* Exercise details
Reproduce each line bearing the word "this".

────────────────────

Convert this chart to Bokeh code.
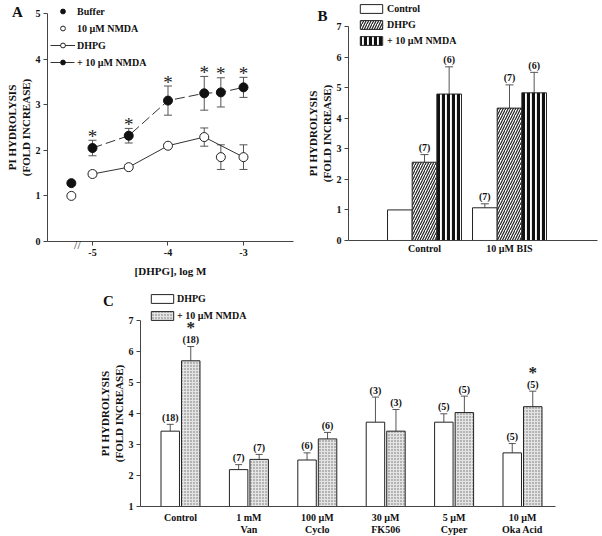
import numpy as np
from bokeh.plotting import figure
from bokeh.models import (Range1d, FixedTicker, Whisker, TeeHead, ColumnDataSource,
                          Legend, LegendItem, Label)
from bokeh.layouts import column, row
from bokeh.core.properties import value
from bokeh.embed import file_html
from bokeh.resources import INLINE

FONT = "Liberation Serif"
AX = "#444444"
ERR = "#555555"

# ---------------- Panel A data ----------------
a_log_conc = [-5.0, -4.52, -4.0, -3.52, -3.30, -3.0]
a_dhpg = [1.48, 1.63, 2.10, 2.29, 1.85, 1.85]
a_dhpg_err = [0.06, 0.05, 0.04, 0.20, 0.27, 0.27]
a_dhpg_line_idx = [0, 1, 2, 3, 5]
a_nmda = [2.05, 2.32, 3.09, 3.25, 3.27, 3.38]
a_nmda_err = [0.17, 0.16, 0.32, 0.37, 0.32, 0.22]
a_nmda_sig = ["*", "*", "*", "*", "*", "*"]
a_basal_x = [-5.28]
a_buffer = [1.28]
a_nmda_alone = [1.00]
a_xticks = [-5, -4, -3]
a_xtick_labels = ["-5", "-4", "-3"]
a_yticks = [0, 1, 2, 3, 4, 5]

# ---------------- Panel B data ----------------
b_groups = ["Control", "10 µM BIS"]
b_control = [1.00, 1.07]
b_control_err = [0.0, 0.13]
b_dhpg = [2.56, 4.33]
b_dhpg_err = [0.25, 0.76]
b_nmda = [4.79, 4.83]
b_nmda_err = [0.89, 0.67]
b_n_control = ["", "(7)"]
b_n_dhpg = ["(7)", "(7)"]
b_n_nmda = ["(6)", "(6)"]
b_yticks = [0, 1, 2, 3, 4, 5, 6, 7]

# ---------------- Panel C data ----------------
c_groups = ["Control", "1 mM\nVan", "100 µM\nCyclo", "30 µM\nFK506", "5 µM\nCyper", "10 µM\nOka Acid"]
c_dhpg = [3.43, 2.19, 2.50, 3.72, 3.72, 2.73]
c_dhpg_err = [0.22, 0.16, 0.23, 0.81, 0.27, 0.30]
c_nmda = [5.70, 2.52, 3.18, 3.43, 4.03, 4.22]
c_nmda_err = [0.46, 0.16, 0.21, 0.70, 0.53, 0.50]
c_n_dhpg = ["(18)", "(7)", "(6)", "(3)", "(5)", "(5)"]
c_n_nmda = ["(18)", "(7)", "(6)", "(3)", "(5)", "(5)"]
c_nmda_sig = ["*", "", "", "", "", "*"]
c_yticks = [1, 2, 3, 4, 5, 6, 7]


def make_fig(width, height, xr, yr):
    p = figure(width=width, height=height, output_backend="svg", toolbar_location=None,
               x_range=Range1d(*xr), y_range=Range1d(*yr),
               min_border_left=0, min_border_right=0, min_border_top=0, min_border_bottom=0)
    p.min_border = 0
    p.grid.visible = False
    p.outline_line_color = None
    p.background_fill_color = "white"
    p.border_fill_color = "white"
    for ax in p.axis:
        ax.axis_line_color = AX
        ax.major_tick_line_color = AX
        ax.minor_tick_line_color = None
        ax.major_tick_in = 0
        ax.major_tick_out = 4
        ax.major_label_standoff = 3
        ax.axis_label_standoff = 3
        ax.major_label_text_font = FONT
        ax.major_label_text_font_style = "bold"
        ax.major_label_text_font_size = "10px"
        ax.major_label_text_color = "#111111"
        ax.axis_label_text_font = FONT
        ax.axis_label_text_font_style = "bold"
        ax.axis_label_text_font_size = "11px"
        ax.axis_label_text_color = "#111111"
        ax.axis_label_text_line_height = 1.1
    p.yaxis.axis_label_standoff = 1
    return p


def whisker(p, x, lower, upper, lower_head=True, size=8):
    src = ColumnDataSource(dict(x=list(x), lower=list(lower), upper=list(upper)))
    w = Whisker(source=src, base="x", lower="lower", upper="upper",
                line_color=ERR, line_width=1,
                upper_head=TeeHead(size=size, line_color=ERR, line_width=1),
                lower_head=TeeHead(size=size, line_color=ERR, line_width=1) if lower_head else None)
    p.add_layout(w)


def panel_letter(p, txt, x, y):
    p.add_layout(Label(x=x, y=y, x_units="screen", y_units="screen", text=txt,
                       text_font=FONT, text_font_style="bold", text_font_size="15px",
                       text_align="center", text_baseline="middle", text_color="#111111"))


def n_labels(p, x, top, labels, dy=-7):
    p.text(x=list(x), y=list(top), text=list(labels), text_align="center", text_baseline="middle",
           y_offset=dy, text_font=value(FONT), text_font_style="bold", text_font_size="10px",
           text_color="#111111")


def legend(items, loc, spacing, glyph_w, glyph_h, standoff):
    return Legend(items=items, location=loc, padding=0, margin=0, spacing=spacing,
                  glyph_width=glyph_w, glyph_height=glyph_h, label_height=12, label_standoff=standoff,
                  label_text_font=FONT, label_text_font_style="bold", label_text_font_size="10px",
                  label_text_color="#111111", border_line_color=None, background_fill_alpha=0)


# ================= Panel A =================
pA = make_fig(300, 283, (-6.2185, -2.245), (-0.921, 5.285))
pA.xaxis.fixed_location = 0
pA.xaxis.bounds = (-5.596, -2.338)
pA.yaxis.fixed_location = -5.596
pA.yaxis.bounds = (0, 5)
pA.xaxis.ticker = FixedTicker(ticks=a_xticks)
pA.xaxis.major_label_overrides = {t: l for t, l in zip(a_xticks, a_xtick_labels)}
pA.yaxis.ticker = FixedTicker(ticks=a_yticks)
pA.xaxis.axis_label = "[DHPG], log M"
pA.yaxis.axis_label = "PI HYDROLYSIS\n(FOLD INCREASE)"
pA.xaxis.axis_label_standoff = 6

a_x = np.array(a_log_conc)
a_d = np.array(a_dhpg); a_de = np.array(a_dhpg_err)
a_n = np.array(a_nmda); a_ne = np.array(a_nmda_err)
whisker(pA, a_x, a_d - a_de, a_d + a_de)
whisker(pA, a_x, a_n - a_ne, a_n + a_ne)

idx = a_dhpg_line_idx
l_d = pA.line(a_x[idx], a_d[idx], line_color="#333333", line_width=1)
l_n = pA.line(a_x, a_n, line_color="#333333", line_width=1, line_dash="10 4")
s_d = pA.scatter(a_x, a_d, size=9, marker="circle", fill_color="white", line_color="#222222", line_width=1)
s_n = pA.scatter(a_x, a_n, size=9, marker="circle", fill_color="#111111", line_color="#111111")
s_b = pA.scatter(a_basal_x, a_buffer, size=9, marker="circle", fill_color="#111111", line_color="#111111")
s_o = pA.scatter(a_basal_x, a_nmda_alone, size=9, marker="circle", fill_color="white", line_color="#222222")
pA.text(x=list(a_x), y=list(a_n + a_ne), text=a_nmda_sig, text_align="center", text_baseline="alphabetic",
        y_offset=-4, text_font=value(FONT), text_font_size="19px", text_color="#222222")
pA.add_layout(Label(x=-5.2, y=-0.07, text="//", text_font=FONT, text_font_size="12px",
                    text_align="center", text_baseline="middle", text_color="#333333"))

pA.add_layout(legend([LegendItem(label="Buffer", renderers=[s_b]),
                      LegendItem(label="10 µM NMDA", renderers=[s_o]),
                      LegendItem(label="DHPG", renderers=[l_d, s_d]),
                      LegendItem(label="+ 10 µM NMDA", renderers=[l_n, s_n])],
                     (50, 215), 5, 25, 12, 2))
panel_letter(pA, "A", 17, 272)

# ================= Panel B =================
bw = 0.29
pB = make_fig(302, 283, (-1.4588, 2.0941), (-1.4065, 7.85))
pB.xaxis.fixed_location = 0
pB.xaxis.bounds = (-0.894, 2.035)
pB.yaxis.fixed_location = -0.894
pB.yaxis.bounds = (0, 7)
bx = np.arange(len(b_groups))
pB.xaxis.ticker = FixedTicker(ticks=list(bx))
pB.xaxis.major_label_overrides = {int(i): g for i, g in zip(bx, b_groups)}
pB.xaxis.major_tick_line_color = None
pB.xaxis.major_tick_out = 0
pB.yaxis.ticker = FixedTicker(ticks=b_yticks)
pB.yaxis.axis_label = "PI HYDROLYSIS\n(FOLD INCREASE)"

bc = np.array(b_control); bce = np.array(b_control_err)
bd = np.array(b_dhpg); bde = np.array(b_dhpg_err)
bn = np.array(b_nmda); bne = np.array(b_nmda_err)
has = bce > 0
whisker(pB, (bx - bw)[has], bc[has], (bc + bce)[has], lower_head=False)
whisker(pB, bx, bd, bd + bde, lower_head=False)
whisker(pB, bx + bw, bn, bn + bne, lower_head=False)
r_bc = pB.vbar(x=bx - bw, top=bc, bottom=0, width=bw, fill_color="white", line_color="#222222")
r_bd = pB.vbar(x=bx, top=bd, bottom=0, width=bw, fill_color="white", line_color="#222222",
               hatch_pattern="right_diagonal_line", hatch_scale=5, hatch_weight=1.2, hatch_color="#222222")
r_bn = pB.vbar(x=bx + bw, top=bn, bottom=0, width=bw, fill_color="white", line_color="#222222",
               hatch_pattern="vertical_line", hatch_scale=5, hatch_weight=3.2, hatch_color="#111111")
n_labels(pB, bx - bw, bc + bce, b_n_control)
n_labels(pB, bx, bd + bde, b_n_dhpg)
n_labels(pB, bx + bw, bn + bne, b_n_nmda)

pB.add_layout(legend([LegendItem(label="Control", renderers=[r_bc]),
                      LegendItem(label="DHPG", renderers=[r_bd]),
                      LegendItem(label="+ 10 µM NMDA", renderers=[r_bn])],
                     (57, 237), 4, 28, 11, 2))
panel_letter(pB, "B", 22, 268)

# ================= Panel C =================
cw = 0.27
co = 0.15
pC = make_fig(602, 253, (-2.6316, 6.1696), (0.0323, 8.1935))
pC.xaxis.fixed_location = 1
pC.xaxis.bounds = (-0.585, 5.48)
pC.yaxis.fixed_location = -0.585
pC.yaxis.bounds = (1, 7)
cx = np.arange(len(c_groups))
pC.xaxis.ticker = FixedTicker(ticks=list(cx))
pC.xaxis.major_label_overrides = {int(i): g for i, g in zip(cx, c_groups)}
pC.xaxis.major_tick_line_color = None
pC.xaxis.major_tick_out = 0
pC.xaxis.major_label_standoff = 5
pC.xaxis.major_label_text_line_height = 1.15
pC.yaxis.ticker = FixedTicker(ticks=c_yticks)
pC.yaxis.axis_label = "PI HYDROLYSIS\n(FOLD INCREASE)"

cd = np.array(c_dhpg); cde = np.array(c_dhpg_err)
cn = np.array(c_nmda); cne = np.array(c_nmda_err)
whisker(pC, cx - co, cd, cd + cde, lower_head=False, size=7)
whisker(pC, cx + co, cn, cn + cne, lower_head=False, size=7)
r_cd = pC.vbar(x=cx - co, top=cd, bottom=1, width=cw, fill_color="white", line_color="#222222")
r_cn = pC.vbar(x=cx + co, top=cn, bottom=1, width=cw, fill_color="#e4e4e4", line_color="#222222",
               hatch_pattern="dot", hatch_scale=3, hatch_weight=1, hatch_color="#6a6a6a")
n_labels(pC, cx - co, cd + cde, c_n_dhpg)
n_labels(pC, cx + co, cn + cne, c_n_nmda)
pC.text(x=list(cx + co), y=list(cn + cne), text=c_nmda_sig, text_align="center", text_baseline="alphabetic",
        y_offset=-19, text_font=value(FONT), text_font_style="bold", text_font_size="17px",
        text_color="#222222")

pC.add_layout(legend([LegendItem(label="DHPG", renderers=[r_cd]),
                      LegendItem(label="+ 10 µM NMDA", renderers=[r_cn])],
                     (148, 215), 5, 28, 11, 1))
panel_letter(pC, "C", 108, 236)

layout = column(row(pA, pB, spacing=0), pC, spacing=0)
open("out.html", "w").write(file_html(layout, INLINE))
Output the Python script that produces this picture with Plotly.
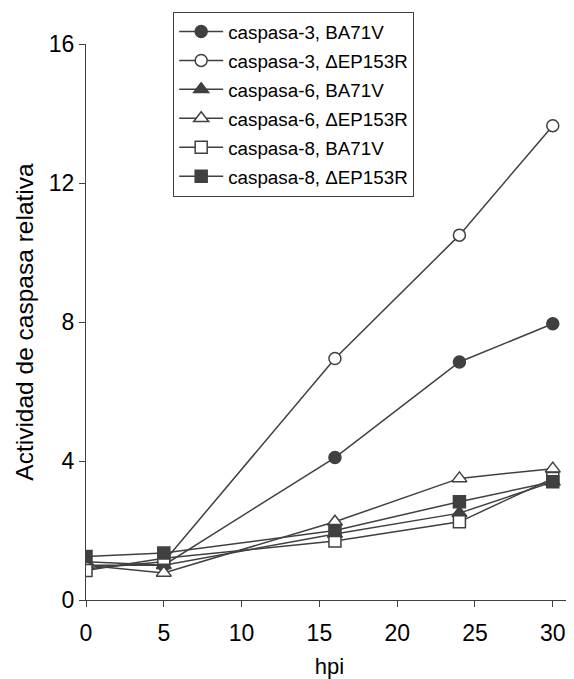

────────────────────

* Output of the task
Convert this chart to Bokeh code.
Output the Python script that produces this picture with Plotly.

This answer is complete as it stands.